Saturday, January 19, 2019

Out of the Darkness (part 2)

Sorry for the much longer than anticipated delay in penning the second part. Quite a bit has happened between then and now, and I'll touch on that in a different post... or three... (as I said, quite a bit has happened), but I did want to finish recounting the experience we had at the walk in November. 

So where was I? Ah, yes, the beginning. Of the walking part of the walk that is. 
There we were, a small horde; some protected by umbrellas and raincoats (we fell under this category), some bravely donning just their clothes, sans waterproof outer layer of any sort, all drawn together for a similar reason.

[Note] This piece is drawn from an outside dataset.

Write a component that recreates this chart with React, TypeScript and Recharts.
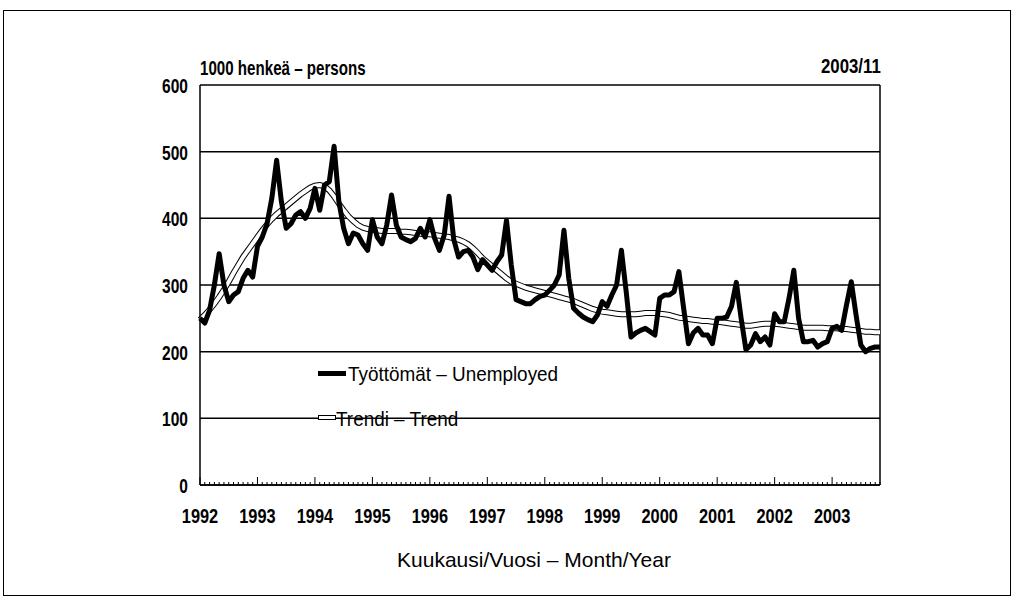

In the time before the actual walking part of the walk began, people milled about. Some (like us) enjoyed the very generous hot coffee and tea and snacks while standing under a tent, while some checked out other vendors who were there in support as well. But there was something every different about this gathering I noticed. It was so incredibly diverse. 

When I've done races, while there is some diversity, everyone sorta looks the same. Yes, different ages, races, ethnicity, but everyone pretty much fit into the "racer" mold. We all had on similar running attire, basically the same demeanor, and of course, the race bibs. 

But this group was anything but cookie cutter. I kept looking around and saw, well, everyone. All ages, races, identities. Everyone. It hit me like a brick wall just how indiscriminate suicide is. I remember telling Josef that this acknowledgement was both comforting and heartbreaking. Which is fitting, because the emotions that surround suicide are incredibly confusing and contradictory. 
Umbrellas in hand, making our way through a soggy (weather and eyed) Boston morning.

So off we went, our beautiful sundry of those all affected by suicide in one way or another, walking together in the rain. Man, that sounds poetically depressing, but by the end, it was quite the opposite. 
As we started, there was an odd hush that happened throughout the group. Not that we were expected to march in silence, but it almost felt as if collectively we all took the first block or so to acknowledge and reflect why we were there. I know I was struck by quite a strong wave of emotion when I really thought about what brought us there that day. And as I glanced around I could see I was far from the only one with a wet face not caused by the rain. 

Over the course of the walk, moods evolved. There was laughter, even some singing, people reminiscing lost loved ones favorite times or events they remembered by sights or sounds along the way, but my favorite was this adorable little girl, skipping, or swinging by those two holding her hands throughout the walk. 


I noticed her and those with her while we were waiting to start. My heart ached for all three of them because, although I didn't know their story, I knew that that young lady already had a very grown up thing in her life. Something that me, someone easily at least three times her age doesn't even quite fully understand. 

So on we walked, or in polka dot girls case, skipped and puddle jumped, for about a mile or so, in the rain. But then, just like every movie or book, as we reached the end, the rain finally stopped, and the sun finally decided to make an appearance.

Afterward there were some hugs exchanged between strangers and friends alike in the square where we started, and slowly everyone dispersed. While I preferred to stay more on the periphery, it was oddly comforting knowing there is this community. A community I never thought I'd be part of, but none the less, I am.